▶ **AVAILABLE DATA**:
★ ★ ★
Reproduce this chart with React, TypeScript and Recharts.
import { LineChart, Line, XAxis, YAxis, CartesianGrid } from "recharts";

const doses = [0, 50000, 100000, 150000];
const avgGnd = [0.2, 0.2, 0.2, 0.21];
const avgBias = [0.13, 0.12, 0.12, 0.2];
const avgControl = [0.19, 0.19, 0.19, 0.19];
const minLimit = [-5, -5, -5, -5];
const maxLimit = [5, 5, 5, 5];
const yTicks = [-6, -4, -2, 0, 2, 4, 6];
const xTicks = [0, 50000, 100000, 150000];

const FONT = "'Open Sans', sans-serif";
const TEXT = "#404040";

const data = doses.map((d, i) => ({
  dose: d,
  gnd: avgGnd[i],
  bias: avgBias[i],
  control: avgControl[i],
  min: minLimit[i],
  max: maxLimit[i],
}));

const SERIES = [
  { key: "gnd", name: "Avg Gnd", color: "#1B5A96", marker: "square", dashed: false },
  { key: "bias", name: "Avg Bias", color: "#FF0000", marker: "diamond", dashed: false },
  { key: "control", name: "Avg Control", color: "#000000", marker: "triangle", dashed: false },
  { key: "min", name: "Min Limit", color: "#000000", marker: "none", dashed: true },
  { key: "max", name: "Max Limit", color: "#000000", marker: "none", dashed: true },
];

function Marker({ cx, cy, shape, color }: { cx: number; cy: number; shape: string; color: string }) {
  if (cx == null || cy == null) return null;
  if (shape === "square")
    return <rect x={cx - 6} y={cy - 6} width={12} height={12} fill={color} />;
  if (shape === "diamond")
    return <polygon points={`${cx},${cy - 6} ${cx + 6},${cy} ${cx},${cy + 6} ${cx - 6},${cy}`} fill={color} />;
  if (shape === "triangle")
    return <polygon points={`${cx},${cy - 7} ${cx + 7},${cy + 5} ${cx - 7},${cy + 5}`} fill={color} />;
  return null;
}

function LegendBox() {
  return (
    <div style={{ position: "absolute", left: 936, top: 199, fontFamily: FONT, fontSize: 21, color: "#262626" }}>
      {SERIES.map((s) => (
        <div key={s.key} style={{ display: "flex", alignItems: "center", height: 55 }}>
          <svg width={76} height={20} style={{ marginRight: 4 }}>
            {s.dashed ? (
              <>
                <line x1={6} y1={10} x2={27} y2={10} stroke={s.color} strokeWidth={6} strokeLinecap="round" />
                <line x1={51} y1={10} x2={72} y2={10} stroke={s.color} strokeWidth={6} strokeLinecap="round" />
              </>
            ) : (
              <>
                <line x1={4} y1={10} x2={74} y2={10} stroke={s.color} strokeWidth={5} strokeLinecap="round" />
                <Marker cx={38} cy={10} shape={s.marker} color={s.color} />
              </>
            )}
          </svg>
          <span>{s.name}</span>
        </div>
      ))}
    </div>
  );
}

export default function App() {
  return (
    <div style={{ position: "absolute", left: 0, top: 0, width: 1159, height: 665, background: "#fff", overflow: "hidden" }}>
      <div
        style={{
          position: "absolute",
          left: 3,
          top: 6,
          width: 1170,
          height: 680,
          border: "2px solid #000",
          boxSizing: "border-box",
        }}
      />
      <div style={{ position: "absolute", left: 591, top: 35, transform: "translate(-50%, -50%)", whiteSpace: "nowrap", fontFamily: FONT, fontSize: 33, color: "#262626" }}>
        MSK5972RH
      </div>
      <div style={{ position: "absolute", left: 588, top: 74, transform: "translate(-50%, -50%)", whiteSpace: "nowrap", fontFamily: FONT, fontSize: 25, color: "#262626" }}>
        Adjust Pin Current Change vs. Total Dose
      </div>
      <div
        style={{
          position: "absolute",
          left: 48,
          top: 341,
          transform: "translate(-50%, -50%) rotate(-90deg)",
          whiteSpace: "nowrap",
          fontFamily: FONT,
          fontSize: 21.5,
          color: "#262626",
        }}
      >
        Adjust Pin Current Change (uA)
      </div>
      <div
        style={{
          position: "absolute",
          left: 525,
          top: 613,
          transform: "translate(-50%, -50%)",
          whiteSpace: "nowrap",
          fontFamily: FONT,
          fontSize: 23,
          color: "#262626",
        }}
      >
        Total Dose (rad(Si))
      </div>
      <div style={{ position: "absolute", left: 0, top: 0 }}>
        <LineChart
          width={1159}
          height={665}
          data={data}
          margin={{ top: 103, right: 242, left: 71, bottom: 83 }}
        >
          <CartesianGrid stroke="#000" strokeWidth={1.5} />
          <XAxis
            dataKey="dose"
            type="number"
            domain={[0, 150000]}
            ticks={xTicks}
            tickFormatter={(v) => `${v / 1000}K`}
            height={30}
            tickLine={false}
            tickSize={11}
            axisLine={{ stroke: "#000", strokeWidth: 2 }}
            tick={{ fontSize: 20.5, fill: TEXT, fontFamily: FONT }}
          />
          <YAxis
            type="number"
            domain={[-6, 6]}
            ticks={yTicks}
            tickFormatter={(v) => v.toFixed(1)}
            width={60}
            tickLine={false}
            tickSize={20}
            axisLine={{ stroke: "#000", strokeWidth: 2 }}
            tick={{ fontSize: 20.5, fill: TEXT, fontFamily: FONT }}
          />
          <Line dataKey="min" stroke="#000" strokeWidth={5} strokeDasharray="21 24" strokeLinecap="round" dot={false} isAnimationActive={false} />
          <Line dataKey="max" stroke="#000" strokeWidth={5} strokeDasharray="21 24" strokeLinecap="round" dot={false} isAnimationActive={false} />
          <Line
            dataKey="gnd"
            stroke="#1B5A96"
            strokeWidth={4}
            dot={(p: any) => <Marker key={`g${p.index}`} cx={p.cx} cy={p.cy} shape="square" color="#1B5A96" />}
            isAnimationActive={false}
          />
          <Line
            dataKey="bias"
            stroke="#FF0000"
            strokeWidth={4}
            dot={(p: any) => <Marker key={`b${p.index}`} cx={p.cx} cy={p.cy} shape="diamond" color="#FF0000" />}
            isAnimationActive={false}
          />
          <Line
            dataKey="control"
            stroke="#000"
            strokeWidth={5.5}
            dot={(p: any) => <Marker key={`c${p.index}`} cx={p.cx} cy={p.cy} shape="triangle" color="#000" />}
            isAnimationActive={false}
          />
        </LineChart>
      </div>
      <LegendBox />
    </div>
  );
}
★ ★ ★
Reproduce the listing in full. Keep it exactly as written.

Reproduce this chart with React, TypeScript and Recharts.
import { LineChart, Line, XAxis, YAxis, CartesianGrid } from "recharts";

const doses = [0, 50000, 100000, 150000];
const avgGnd = [0.2, 0.2, 0.2, 0.21];
const avgBias = [0.13, 0.12, 0.12, 0.2];
const avgControl = [0.19, 0.19, 0.19, 0.19];
const minLimit = [-5, -5, -5, -5];
const maxLimit = [5, 5, 5, 5];
const yTicks = [-6, -4, -2, 0, 2, 4, 6];
const xTicks = [0, 50000, 100000, 150000];

const FONT = "'Open Sans', sans-serif";
const TEXT = "#404040";

const data = doses.map((d, i) => ({
  dose: d,
  gnd: avgGnd[i],
  bias: avgBias[i],
  control: avgControl[i],
  min: minLimit[i],
  max: maxLimit[i],
}));

const SERIES = [
  { key: "gnd", name: "Avg Gnd", color: "#1B5A96", marker: "square", dashed: false },
  { key: "bias", name: "Avg Bias", color: "#FF0000", marker: "diamond", dashed: false },
  { key: "control", name: "Avg Control", color: "#000000", marker: "triangle", dashed: false },
  { key: "min", name: "Min Limit", color: "#000000", marker: "none", dashed: true },
  { key: "max", name: "Max Limit", color: "#000000", marker: "none", dashed: true },
];

function Marker({ cx, cy, shape, color }: { cx: number; cy: number; shape: string; color: string }) {
  if (cx == null || cy == null) return null;
  if (shape === "square")
    return <rect x={cx - 6} y={cy - 6} width={12} height={12} fill={color} />;
  if (shape === "diamond")
    return <polygon points={`${cx},${cy - 6} ${cx + 6},${cy} ${cx},${cy + 6} ${cx - 6},${cy}`} fill={color} />;
  if (shape === "triangle")
    return <polygon points={`${cx},${cy - 7} ${cx + 7},${cy + 5} ${cx - 7},${cy + 5}`} fill={color} />;
  return null;
}

function LegendBox() {
  return (
    <div style={{ position: "absolute", left: 936, top: 199, fontFamily: FONT, fontSize: 21, color: "#262626" }}>
      {SERIES.map((s) => (
        <div key={s.key} style={{ display: "flex", alignItems: "center", height: 55 }}>
          <svg width={76} height={20} style={{ marginRight: 4 }}>
            {s.dashed ? (
              <>
                <line x1={6} y1={10} x2={27} y2={10} stroke={s.color} strokeWidth={6} strokeLinecap="round" />
                <line x1={51} y1={10} x2={72} y2={10} stroke={s.color} strokeWidth={6} strokeLinecap="round" />
              </>
            ) : (
              <>
                <line x1={4} y1={10} x2={74} y2={10} stroke={s.color} strokeWidth={5} strokeLinecap="round" />
                <Marker cx={38} cy={10} shape={s.marker} color={s.color} />
              </>
            )}
          </svg>
          <span>{s.name}</span>
        </div>
      ))}
    </div>
  );
}

export default function App() {
  return (
    <div style={{ position: "absolute", left: 0, top: 0, width: 1159, height: 665, background: "#fff", overflow: "hidden" }}>
      <div
        style={{
          position: "absolute",
          left: 3,
          top: 6,
          width: 1170,
          height: 680,
          border: "2px solid #000",
          boxSizing: "border-box",
        }}
      />
      <div style={{ position: "absolute", left: 591, top: 35, transform: "translate(-50%, -50%)", whiteSpace: "nowrap", fontFamily: FONT, fontSize: 33, color: "#262626" }}>
        MSK5972RH
      </div>
      <div style={{ position: "absolute", left: 588, top: 74, transform: "translate(-50%, -50%)", whiteSpace: "nowrap", fontFamily: FONT, fontSize: 25, color: "#262626" }}>
        Adjust Pin Current Change vs. Total Dose
      </div>
      <div
        style={{
          position: "absolute",
          left: 48,
          top: 341,
          transform: "translate(-50%, -50%) rotate(-90deg)",
          whiteSpace: "nowrap",
          fontFamily: FONT,
          fontSize: 21.5,
          color: "#262626",
        }}
      >
        Adjust Pin Current Change (uA)
      </div>
      <div
        style={{
          position: "absolute",
          left: 525,
          top: 613,
          transform: "translate(-50%, -50%)",
          whiteSpace: "nowrap",
          fontFamily: FONT,
          fontSize: 23,
          color: "#262626",
        }}
      >
        Total Dose (rad(Si))
      </div>
      <div style={{ position: "absolute", left: 0, top: 0 }}>
        <LineChart
          width={1159}
          height={665}
          data={data}
          margin={{ top: 103, right: 242, left: 71, bottom: 83 }}
        >
          <CartesianGrid stroke="#000" strokeWidth={1.5} />
          <XAxis
            dataKey="dose"
            type="number"
            domain={[0, 150000]}
            ticks={xTicks}
            tickFormatter={(v) => `${v / 1000}K`}
            height={30}
            tickLine={false}
            tickSize={11}
            axisLine={{ stroke: "#000", strokeWidth: 2 }}
            tick={{ fontSize: 20.5, fill: TEXT, fontFamily: FONT }}
          />
          <YAxis
            type="number"
            domain={[-6, 6]}
            ticks={yTicks}
            tickFormatter={(v) => v.toFixed(1)}
            width={60}
            tickLine={false}
            tickSize={20}
            axisLine={{ stroke: "#000", strokeWidth: 2 }}
            tick={{ fontSize: 20.5, fill: TEXT, fontFamily: FONT }}
          />
          <Line dataKey="min" stroke="#000" strokeWidth={5} strokeDasharray="21 24" strokeLinecap="round" dot={false} isAnimationActive={false} />
          <Line dataKey="max" stroke="#000" strokeWidth={5} strokeDasharray="21 24" strokeLinecap="round" dot={false} isAnimationActive={false} />
          <Line
            dataKey="gnd"
            stroke="#1B5A96"
            strokeWidth={4}
            dot={(p: any) => <Marker key={`g${p.index}`} cx={p.cx} cy={p.cy} shape="square" color="#1B5A96" />}
            isAnimationActive={false}
          />
          <Line
            dataKey="bias"
            stroke="#FF0000"
            strokeWidth={4}
            dot={(p: any) => <Marker key={`b${p.index}`} cx={p.cx} cy={p.cy} shape="diamond" color="#FF0000" />}
            isAnimationActive={false}
          />
          <Line
            dataKey="control"
            stroke="#000"
            strokeWidth={5.5}
            dot={(p: any) => <Marker key={`c${p.index}`} cx={p.cx} cy={p.cy} shape="triangle" color="#000" />}
            isAnimationActive={false}
          />
        </LineChart>
      </div>
      <LegendBox />
    </div>
  );
}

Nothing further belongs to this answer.